I student-taught at a boarding school, which has a decidedly more casual community than a day school, and I was used to chatting with students about their weekends, making jokes, and generally serving as a cool-aunt figure outside of the classroom. Coupled with my unpredictable instructional strategies, my second first-year mistake was also rooted in inconsistency (do we see a theme?), and I was constantly oscillating between being strict and uncompromising in class and then overcompensating for crappy instruction by being too cheery, too inauthentically social, and generally over-eager to seem likeable.  In retrospect, I was likely looking for some type of validation that I was not completely failing. Not the right move.


Teaching is a one-way street. You mentor and validate your students– you do not, should not, can not receive this from your students in return, and if you try to, they will see through it and lose respect for you. Period. And good on them because what they need isn’t another friend- it’s a guide.

What I eventually learned a few months in is that validation can come from colleague observations and are fantastic opportunities for feedback and insight into your teaching successes and failures. When I felt utterly hopeless (hello, October), I started to ask my co-teacher for feedback. He watched my lessons, gave me feedback, and suggested I film myself teaching (not as terrifying as it sounds). I was surprised by the things he noted that were going well in my classroom, as I was so focused on the failures. I learned to foster the good and navigate for the pitfalls– clumsily and unrefined, of course, but it was a start. It took a semester, but by January, I was able to understand what it meant to practice consistency. I also changed my perception of student rapport, abandoning any hope of them “liking” me and finally understanding how that different from my new expectation- respecting me.

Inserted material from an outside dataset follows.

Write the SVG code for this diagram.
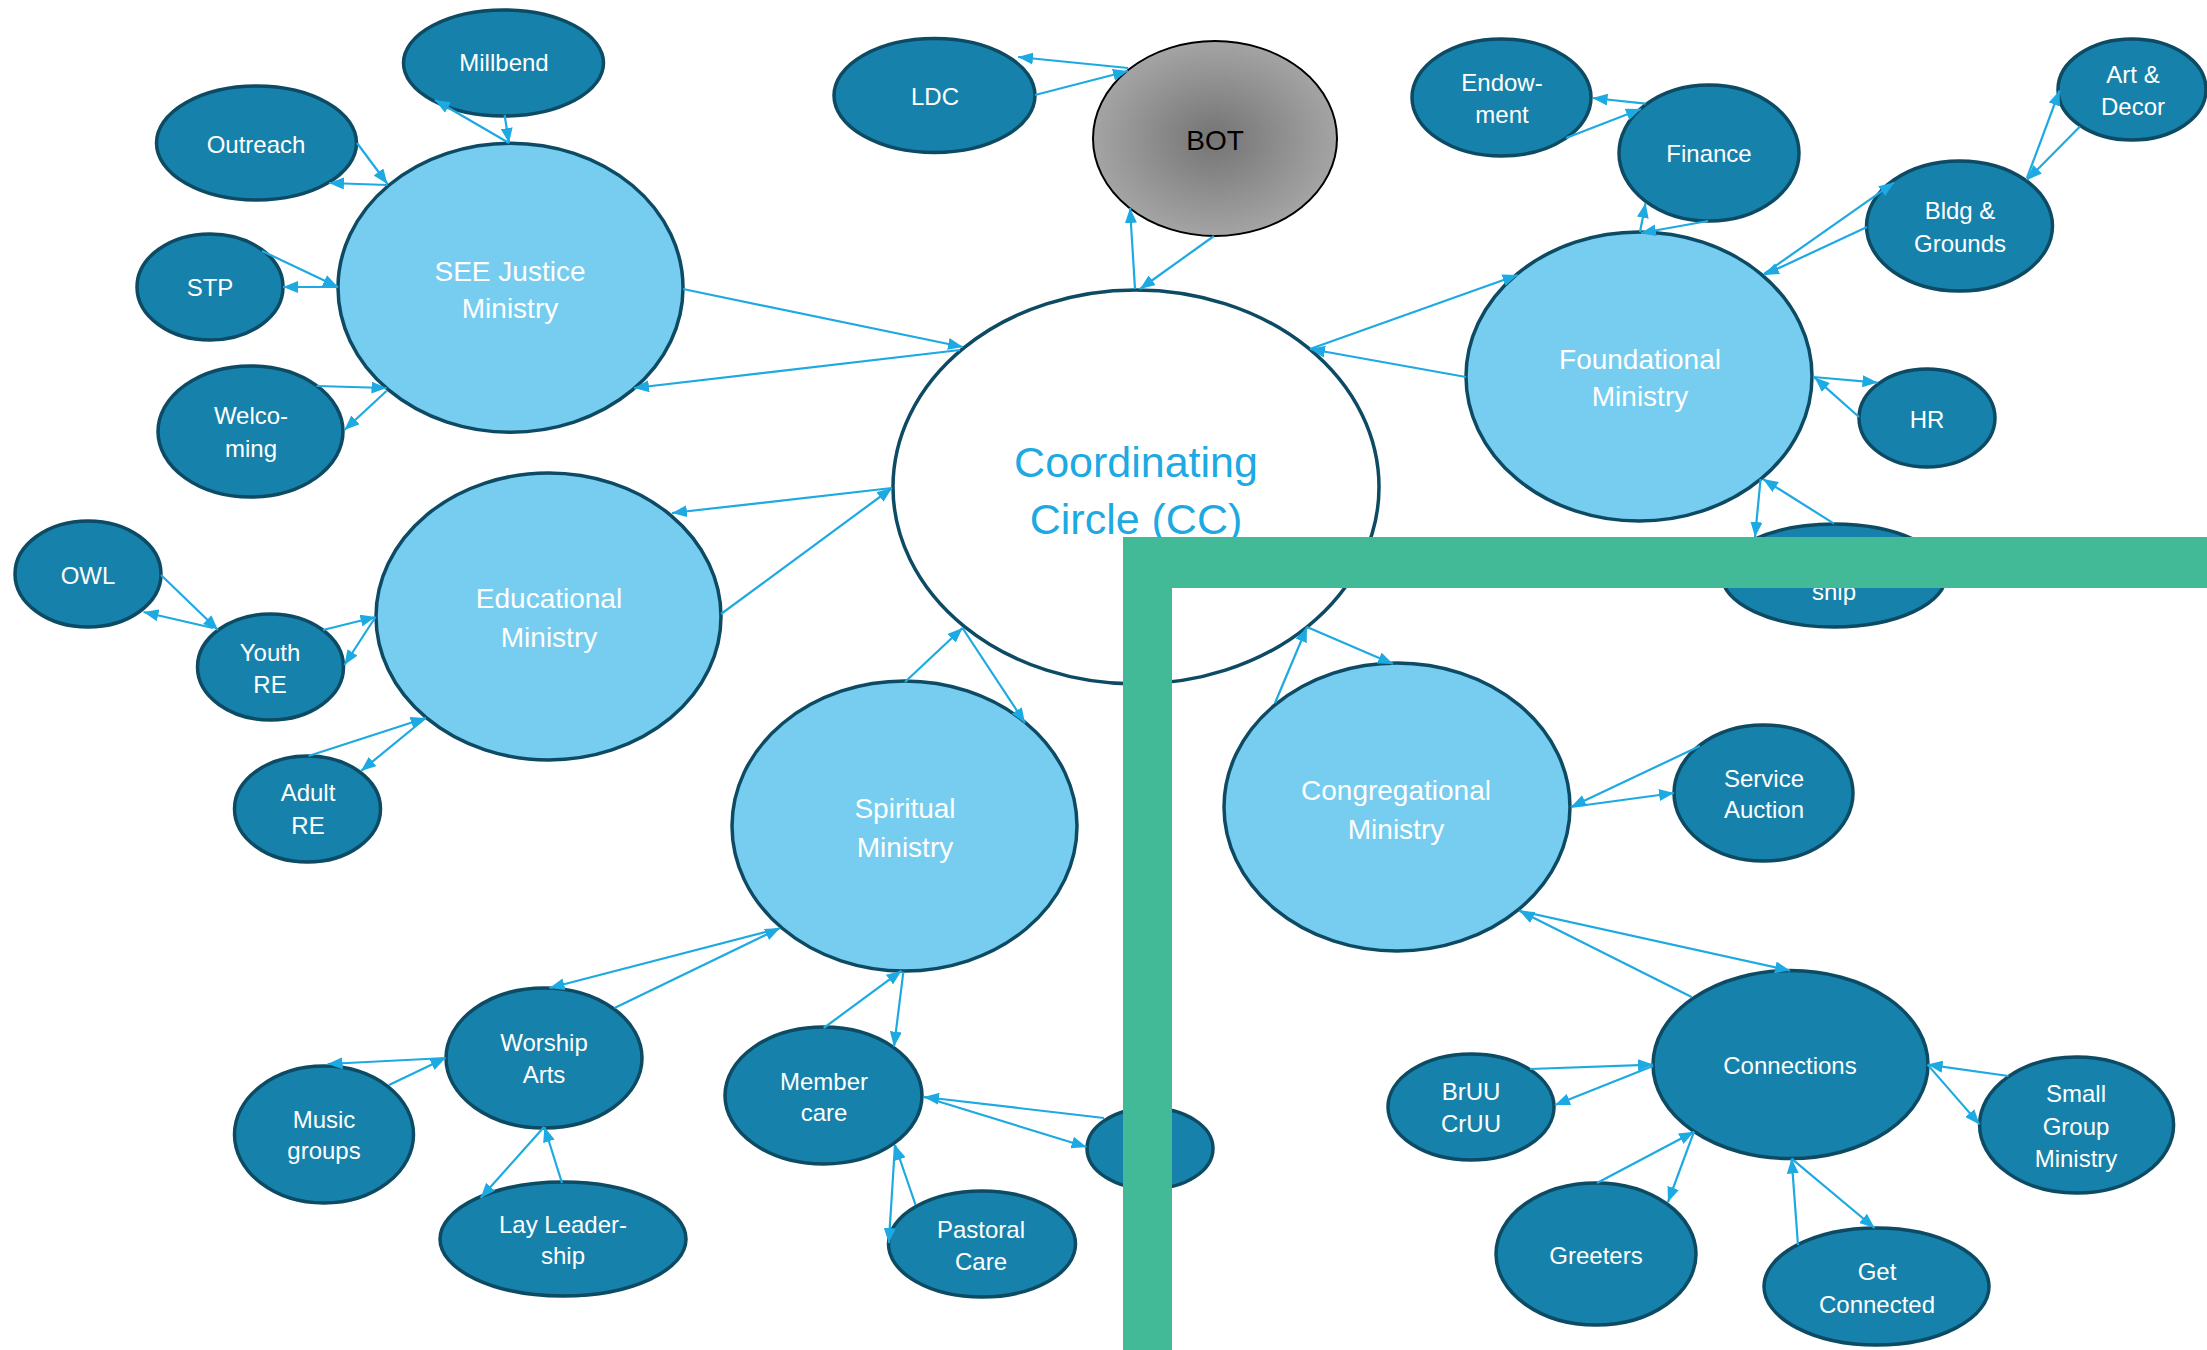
<svg xmlns="http://www.w3.org/2000/svg" width="2207" height="1350" viewBox="0 0 2207 1350">
<defs>
<style>
.n{fill:#1682AB;stroke:#0D4A63;stroke-width:3.5}
.mi{fill:#76CDEF;stroke:#0D4A63;stroke-width:3.5}
.cc{fill:#FFFFFF;stroke:#0D4A63;stroke-width:3.5}
text{font-family:"Liberation Sans",Arial,sans-serif;text-anchor:middle}
.t{fill:#FFFFFF;font-size:24px}
.tm{fill:#FFFFFF;font-size:28px}
.tc{fill:#1DA9E1;font-size:43px}
.tb{fill:#000000;font-size:28px}
#connectors line{stroke:#1DA9E1;stroke-width:2.2;marker-end:url(#ah)}
</style>
<marker id="ah" markerUnits="userSpaceOnUse" markerWidth="16" markerHeight="12" refX="15" refY="6" orient="auto">
<path d="M0,0 L15,6 L0,12 Z" fill="#1DA9E1"/>
</marker>
<radialGradient id="botg" cx="50%" cy="50%" r="50%">
<stop offset="0" stop-color="#747474"/>
<stop offset="1" stop-color="#A4A4A4"/>
</radialGradient>
</defs>
<rect width="2207" height="1350" fill="#FFFFFF"/>

<g id="cc"><ellipse class="cc" cx="1136" cy="487" rx="243" ry="197"/><text class="tc" x="1136" y="462" dy=".35em">Coordinating</text><text class="tc" x="1136" y="519" dy=".35em">Circle (CC)</text></g>
<g id="bot"><ellipse cx="1215" cy="138.5" rx="122" ry="97.5" fill="url(#botg)" stroke="#000" stroke-width="2"/><text class="tb" x="1215" y="140" dy=".35em">BOT</text></g>
<g id="ldc"><ellipse class="n" cx="934.5" cy="95.5" rx="100.5" ry="57"/><text class="t" x="935" y="97" dy=".35em">LDC</text></g>

<g id="see"><ellipse class="mi" cx="510.5" cy="287.7" rx="172.5" ry="144.5"/><text class="tm" x="510" y="271" dy=".35em">SEE Justice</text><text class="tm" x="510" y="308" dy=".35em">Ministry</text></g>
<g id="millbend"><ellipse class="n" cx="503.5" cy="63" rx="100" ry="53"/><text class="t" x="504" y="63" dy=".35em">Millbend</text></g>
<g id="outreach"><ellipse class="n" cx="256.5" cy="143" rx="100" ry="57"/><text class="t" x="256" y="145" dy=".35em">Outreach</text></g>
<g id="stp"><ellipse class="n" cx="210" cy="287" rx="73" ry="53"/><text class="t" x="210" y="288" dy=".35em">STP</text></g>
<g id="welcoming"><ellipse class="n" cx="250.5" cy="431.5" rx="92.5" ry="65.5"/><text class="t" x="251" y="416" dy=".35em">Welco-</text><text class="t" x="251" y="449" dy=".35em">ming</text></g>

<g id="edu"><ellipse class="mi" cx="548.5" cy="616.5" rx="172.5" ry="143.5"/><text class="tm" x="549" y="598" dy=".35em">Educational</text><text class="tm" x="549" y="637" dy=".35em">Ministry</text></g>
<g id="owl"><ellipse class="n" cx="88" cy="574" rx="73" ry="53"/><text class="t" x="88" y="576" dy=".35em">OWL</text></g>
<g id="youth"><ellipse class="n" cx="270.5" cy="667" rx="73" ry="53"/><text class="t" x="270" y="653" dy=".35em">Youth</text><text class="t" x="270" y="685" dy=".35em">RE</text></g>
<g id="adult"><ellipse class="n" cx="307.5" cy="809" rx="73" ry="53"/><text class="t" x="308" y="793" dy=".35em">Adult</text><text class="t" x="308" y="826" dy=".35em">RE</text></g>

<g id="found"><ellipse class="mi" cx="1639" cy="376.5" rx="173" ry="144.5"/><text class="tm" x="1640" y="359" dy=".35em">Foundational</text><text class="tm" x="1640" y="396" dy=".35em">Ministry</text></g>
<g id="endow"><ellipse class="n" cx="1501.5" cy="97.5" rx="89.5" ry="58.5"/><text class="t" x="1502" y="83" dy=".35em">Endow-</text><text class="t" x="1502" y="115" dy=".35em">ment</text></g>
<g id="finance"><ellipse class="n" cx="1709" cy="153" rx="90" ry="68"/><text class="t" x="1709" y="154" dy=".35em">Finance</text></g>
<g id="art"><ellipse class="n" cx="2132" cy="89.5" rx="74" ry="50.5"/><text class="t" x="2133" y="75" dy=".35em">Art &amp;</text><text class="t" x="2133" y="107" dy=".35em">Decor</text></g>
<g id="bldg"><ellipse class="n" cx="1959.5" cy="226" rx="93" ry="65"/><text class="t" x="1960" y="211" dy=".35em">Bldg &amp;</text><text class="t" x="1960" y="244" dy=".35em">Grounds</text></g>
<g id="hr"><ellipse class="n" cx="1927" cy="418" rx="68" ry="49"/><text class="t" x="1927" y="420" dy=".35em">HR</text></g>
<g id="leadership"><ellipse class="n" cx="1834" cy="575.5" rx="112" ry="51.5"/><text class="t" x="1834" y="592" dy=".35em">ship</text></g>

<g id="spiritual"><ellipse class="mi" cx="904.5" cy="826" rx="172.5" ry="145"/><text class="tm" x="905" y="808" dy=".35em">Spiritual</text><text class="tm" x="905" y="847" dy=".35em">Ministry</text></g>
<g id="worship"><ellipse class="n" cx="544" cy="1058" rx="98" ry="70"/><text class="t" x="544" y="1043" dy=".35em">Worship</text><text class="t" x="544" y="1075" dy=".35em">Arts</text></g>
<g id="music"><ellipse class="n" cx="324" cy="1134.5" rx="89.5" ry="68.5"/><text class="t" x="324" y="1120" dy=".35em">Music</text><text class="t" x="324" y="1151" dy=".35em">groups</text></g>
<g id="lay"><ellipse class="n" cx="563" cy="1239" rx="123" ry="57"/><text class="t" x="563" y="1225" dy=".35em">Lay Leader-</text><text class="t" x="563" y="1256" dy=".35em">ship</text></g>
<g id="member"><ellipse class="n" cx="823.5" cy="1095.5" rx="98.5" ry="68.5"/><text class="t" x="824" y="1082" dy=".35em">Member</text><text class="t" x="824" y="1113" dy=".35em">care</text></g>
<g id="pastoral"><ellipse class="n" cx="982" cy="1244" rx="93.5" ry="53"/><text class="t" x="981" y="1230" dy=".35em">Pastoral</text><text class="t" x="981" y="1262" dy=".35em">Care</text></g>
<g id="hidden"><ellipse class="n" cx="1150" cy="1148.5" rx="63" ry="40.5"/></g>

<g id="cong"><ellipse class="mi" cx="1397" cy="807" rx="173" ry="144"/><text class="tm" x="1396" y="790" dy=".35em">Congregational</text><text class="tm" x="1396" y="829" dy=".35em">Ministry</text></g>
<g id="auction"><ellipse class="n" cx="1763.5" cy="793" rx="89.5" ry="68"/><text class="t" x="1764" y="779" dy=".35em">Service</text><text class="t" x="1764" y="810" dy=".35em">Auction</text></g>
<g id="connections"><ellipse class="n" cx="1790.5" cy="1064.6" rx="137.5" ry="94"/><text class="t" x="1790" y="1066" dy=".35em">Connections</text></g>
<g id="bruu"><ellipse class="n" cx="1471" cy="1107" rx="83" ry="53"/><text class="t" x="1471" y="1092" dy=".35em">BrUU</text><text class="t" x="1471" y="1124" dy=".35em">CrUU</text></g>
<g id="small"><ellipse class="n" cx="2076.6" cy="1125" rx="97" ry="68"/><text class="t" x="2076" y="1094" dy=".35em">Small</text><text class="t" x="2076" y="1127" dy=".35em">Group</text><text class="t" x="2076" y="1159" dy=".35em">Ministry</text></g>
<g id="greeters"><ellipse class="n" cx="1596" cy="1254" rx="100" ry="71"/><text class="t" x="1596" y="1256" dy=".35em">Greeters</text></g>
<g id="getconn"><ellipse class="n" cx="1876.5" cy="1286.5" rx="112.5" ry="58.5"/><text class="t" x="1877" y="1272" dy=".35em">Get</text><text class="t" x="1877" y="1305" dy=".35em">Connected</text></g>

<g id="connectors">
<line x1="504.6" y1="115" x2="509" y2="143"/>
<line x1="509" y1="143" x2="435" y2="100"/>
<line x1="357" y1="143" x2="387.5" y2="184"/>
<line x1="387.5" y1="185" x2="329" y2="183"/>
<line x1="262" y1="251" x2="338" y2="287"/>
<line x1="338" y1="287" x2="283" y2="287"/>
<line x1="316.6" y1="386" x2="386.5" y2="388"/>
<line x1="386.5" y1="391" x2="344.4" y2="430"/>
<line x1="683" y1="289" x2="963" y2="347"/>
<line x1="960" y1="350" x2="634" y2="388"/>
<line x1="721" y1="614" x2="892" y2="488"/>
<line x1="892" y1="488" x2="672" y2="513"/>
<line x1="161" y1="575" x2="218" y2="630"/>
<line x1="213" y1="628" x2="143.5" y2="612"/>
<line x1="323" y1="630" x2="375.5" y2="617"/>
<line x1="375.5" y1="617" x2="344.4" y2="665"/>
<line x1="308.5" y1="756" x2="425.7" y2="718"/>
<line x1="425.7" y1="718" x2="361" y2="771"/>
<line x1="1035" y1="95" x2="1128" y2="71"/>
<line x1="1128" y1="68" x2="1018" y2="57"/>
<line x1="1135" y1="289" x2="1130" y2="208"/>
<line x1="1214" y1="236" x2="1140" y2="289"/>
<line x1="1466" y1="377" x2="1310" y2="349"/>
<line x1="1310" y1="349" x2="1517.6" y2="275"/>
<line x1="1645.6" y1="103.7" x2="1592.5" y2="98"/>
<line x1="1566" y1="138" x2="1641" y2="109"/>
<line x1="1640" y1="232" x2="1645.6" y2="203"/>
<line x1="1708" y1="221" x2="1641" y2="233"/>
<line x1="1764" y1="274" x2="1894" y2="182.6"/>
<line x1="1867" y1="227" x2="1764" y2="275"/>
<line x1="2027" y1="178" x2="2059.6" y2="90.5"/>
<line x1="2080" y1="126.5" x2="2027" y2="180"/>
<line x1="1813" y1="377" x2="1877.5" y2="382.6"/>
<line x1="1859" y1="417" x2="1814.7" y2="377.6"/>
<line x1="1760.6" y1="479" x2="1755" y2="537"/>
<line x1="1834" y1="523.6" x2="1763" y2="479"/>
<line x1="905" y1="682" x2="962.5" y2="628"/>
<line x1="962.5" y1="628" x2="1025" y2="723"/>
<line x1="1275" y1="703" x2="1307" y2="627"/>
<line x1="1307" y1="627" x2="1393" y2="664"/>
<line x1="777" y1="929" x2="549.5" y2="988"/>
<line x1="614.5" y1="1008" x2="780" y2="928"/>
<line x1="445.5" y1="1058" x2="327.6" y2="1064"/>
<line x1="389" y1="1085" x2="445.5" y2="1058"/>
<line x1="544" y1="1127" x2="480.6" y2="1198"/>
<line x1="562" y1="1183" x2="544.4" y2="1127"/>
<line x1="823.7" y1="1028" x2="901.5" y2="970.7"/>
<line x1="903.4" y1="971.7" x2="894" y2="1046.7"/>
<line x1="915.6" y1="1205" x2="895" y2="1145"/>
<line x1="895" y1="1145" x2="888.8" y2="1243"/>
<line x1="1104" y1="1118" x2="924" y2="1097"/>
<line x1="924" y1="1097" x2="1086.5" y2="1147"/>
<line x1="1700" y1="746" x2="1571" y2="807"/>
<line x1="1571" y1="807" x2="1674" y2="793"/>
<line x1="1519.4" y1="910.8" x2="1790" y2="970.6"/>
<line x1="1691.6" y1="997" x2="1519.4" y2="910.8"/>
<line x1="1530" y1="1069" x2="1653" y2="1064.6"/>
<line x1="1653" y1="1066" x2="1555" y2="1105"/>
<line x1="2008.5" y1="1076" x2="1927.6" y2="1064.6"/>
<line x1="1927.6" y1="1064.6" x2="1979.6" y2="1124.4"/>
<line x1="1597" y1="1183" x2="1694" y2="1131.7"/>
<line x1="1694" y1="1131.7" x2="1668" y2="1202"/>
<line x1="1798" y1="1245" x2="1791.6" y2="1158.6"/>
<line x1="1791.6" y1="1158.6" x2="1874.6" y2="1228"/>
</g>

<g id="frame"><path d="M1123,537 H2207 V588 H1172 V1350 H1123 Z" fill="#43BA97"/></g>
</svg>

I’m not proud to admit it, but I was stupidly stubbornly independent, convinced I’d be the exception to all of the first-year teaching rules. Teaching is a trial-by-fire experience every single day, where your failures, insecurities, and shortcomings are on display for all to see. Until you really find your groove, it’s painfully, defeatingly hard. Once you get the groove, it’s satisfyingly hard. Doing it alone, however, is suffocating, as you play your failure reel over and over and get paralyzed by fear on how to make forward.


As mentioned in my second failure, working with another teacher in my school was invaluable. I was lucky enough to have a colegial coaching program at my first school, which involved triads of teachers posing a problem or need, asking questions, brainstorming solutions, practicing a solution, and evaluating. The process, though self-regulated, was formulaic and helped us be solution-oriented and resist falling into a complain session. I was doubtful of the process at first, as my triad had an art and English teacher, while I taught science. I wasn’t sure how their feedback would translate, as our subjects are so different, but the value of this mentorship cannot be understated. They saw patterns in my instruction I was blind to, patterns in my students’ engagement, and creative solutions. The diversity of ideas wouldn’t have been as rich or productive if I’d only sought ideas from fellow science faculty. Now, I consistently reach out to a diverse set of colleagues and former classmates for advice. I still film myself, I still ask for feedback, even if I know a lesson has flopped and even if I think it’s landed. Never stop learning about yourself and your blindspots– you never know who you might be reaching (or not).

Phew! That’s about all of memory lane I can tolerate at the moment.

Jokes aside, there’s few moments in life that you’re given where you can make a choice to define the person you’ll become, and being a first-year teacher provides this chance under no uncertain terms. You either have to work your tail off, try, fail, and repeat… or quit. There’s no coasting and there’s no hiding, and for that chance to prove myself alone made all of those cringe-worthy fails worth it.

If you’re a first-year teacher, we see you. We need you. We believe in you. Keep going. It’s an impossibly hard journey, but the view is spectacular on the other side.